Lastly, the study suggests the separation of roles between the office of the director and the office of the CEO. The separation of functions between the two positions enhances proper monitoring of the organizations’ activities, hence improving an organization’s performance. Besides, the study found that CEOs in the firms where the board’s chair’s office are different are more likely to consult the relevant parties when making decisions rather than making them own. Proper consultation improves the quality of the decisions made, hence enhancing the performance of a firm.

 Limitations of the study and areas of further research

Safe from governance factors, financial institutions’ financial performance is also affected by economic factors like interest rates, inflation, and the level of the stock exchange market rates.

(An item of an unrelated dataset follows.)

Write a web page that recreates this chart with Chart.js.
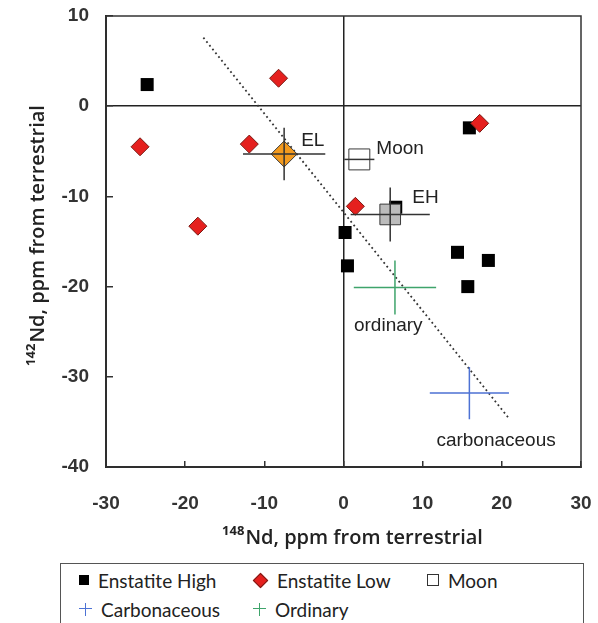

Therefore, investigating the effects of corporate governance on the banks’ economic success listed in the FTSE 100 would have been more comprehensive if other factors influencing the financial services were considered.

The secondary data also reduced the effectiveness of the study. The analysis would have better if primary data were used to complement the secondary data. The use of primary and secondary data would ensure a better estimation of the impacts of the corporate governance factors on the financial sector.

The limited amount of time also limited the scope and depth of the research. The investigation would have been more in-depth if enough time was available to collect primary data using interviews and questionnaires.

Despite the limitations, the study established the association between different governance factors and the banks’ financial performance listed in the FTSE 100. In the future, researchers should carry out a similar study on other banks not listed on the FTSE 100. Future studies can also conduct the effects of governance factors on the banks’ financial performance recorded in the FTSE 100 using different variables. Furthermore, researchers should perform a comparative study on the impact of governance factors on the banks listed and unlisted in the FTSE 100.

Moreover, future studies should conduct similar research using both primary and secondary data to assess if they can establish any difference with this study. Future studies should also address the factors that increase corporate governance’s contribution to the performance of banks listed in the FTSE 100.